Love of Appalachian Literature Inspires Student Research

Author: Kate Cohorst

Matthew Coyne

Pride in his cultural heritage and a love of literature prompted senior English major Matthew Coyne to delve into the origins of the Appalachian literary journal Cold Mountain Review last summera research project he then expanded into a senior thesis on influential regional writers.

“My professors encouraged me to study what I love,” says Coyne, who was raised in Parkersburg, W.Va., a small town located in the heart of Appalachia. “So I did, and I haven’t looked back since.”

Coyne says his roots in the region inspire him to focus on “what I consider to be important questions about how residents of Appalachia relate to the region, how they shape their identities, and what that means for the future of the area.”

Chronicling a Literary Community

Coyne’s initial research took him to Appalachian State University (ASU) in Boone, N.C., where three students founded Cold Mountain Review in the early 1970s. The trip was funded by an Undergraduate Research Opportunity Program (UROP) grant from Notre Dame’s Institute for Scholarship in the Liberal Arts.

Although each of Cold Mountain Review’s founding authors has received some academic attention, the influence they had on each other and literary society has never been adequately investigated, says Coyne.

“It was an exciting experience to know my work was filling in a gap in the field of Appalachian literary studies, a subject that means so much to me,” he says.

After weeks of work in ASU’s archives, Coyne conducted an extensive interview with two of the Cold Mountain Review founders. To help future scholars, he then donated his recordings and more than 40 pages of transcripts to the W.L. Eury Appalachian Collection archives at ASU’s Carol G. Belk Library. Coyne also created an edited version of his interview, which he submitted to Appalachian Journal, a multidisciplinary, peer-reviewed journal published at ASU.

“I learned a lot about the relationship between higher education and literary production in the Appalachian south,” he says. “I also was very interested to find that the literary community in Appalachian State’s graduate school in the 1970s more closely resembled the community of the Fugitive poets at Vanderbilt in the 1920s than it did the emerging culture of creative writing programs springing up across the country.”

Researching Regional Authors

Coyne says his experience at ASU was the basis for his senior thesis on West Virginia short story writer Breece D’J Pancake, who “shares many similarities” with the founders of Cold Mountain Review. He attributes a great deal of the smooth and successful progression of his thesis on the “invaluable preparation” his summer UROP project afforded him.

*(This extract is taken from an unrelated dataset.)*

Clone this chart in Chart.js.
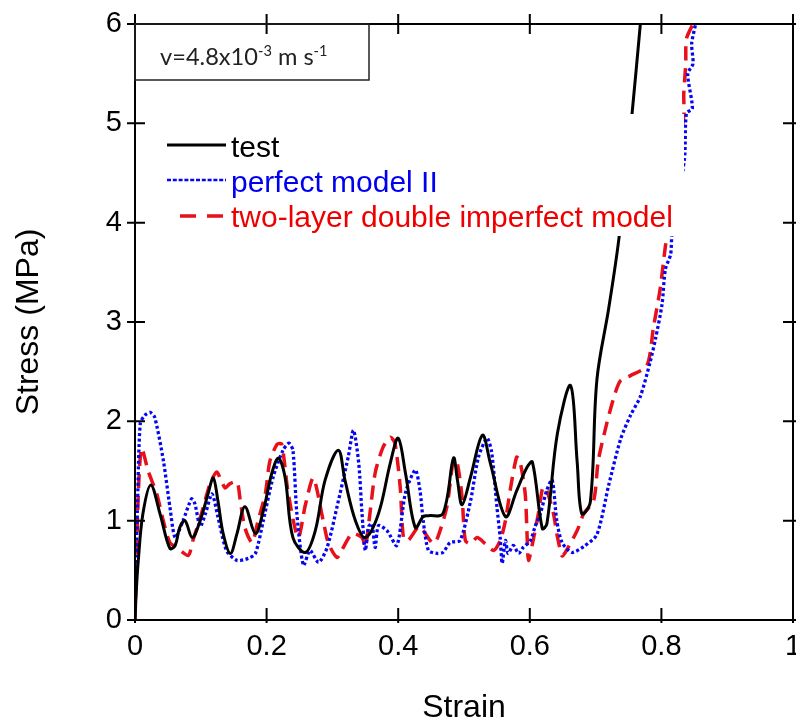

“It has been a huge help … in better familiarizing me with the region in general and with the region’s complexities, literary history, and contemporary literature,” Coyne says. “My work with the Appalachian Journal has also been useful in that it continues to be one of my most important critical resources.”

Kate Marshall, an assistant professor in the Department of English, serves as Coyne’s senior thesis and summer research adviser.

“His work at the Appalachian State archives and the author interviews he conducted while in residence put him in contact with materials and thinkers that have helped shape his current work,” Marshall says. “It gave him access to a mode of literary scholarship that undergraduates rarely have a chance to encounter with such thoroughness.”

She says Coyne’s senior thesis builds on that foundation. “His research on American regional authors Breece D’J Pancake and Willa Cather in relation to critical conversations on the idea of ‘deep time’ in literature is fascinating, sophisticated, and original,” Marshall says. “Matt has already been preparing his work for publication and conference venues, and it’s exciting to work with him on developing a project with this larger scope.”

Next year, Coyne will start a job as a technical writer for a software company and hopes to, one day, pursue a career in publishing.

“But regardless of what I end up doing and where I end up doing it, I am committed to encouraging conversation in and about Appalachia,” Coyne says. “I hope my research will contribute to this purpose.”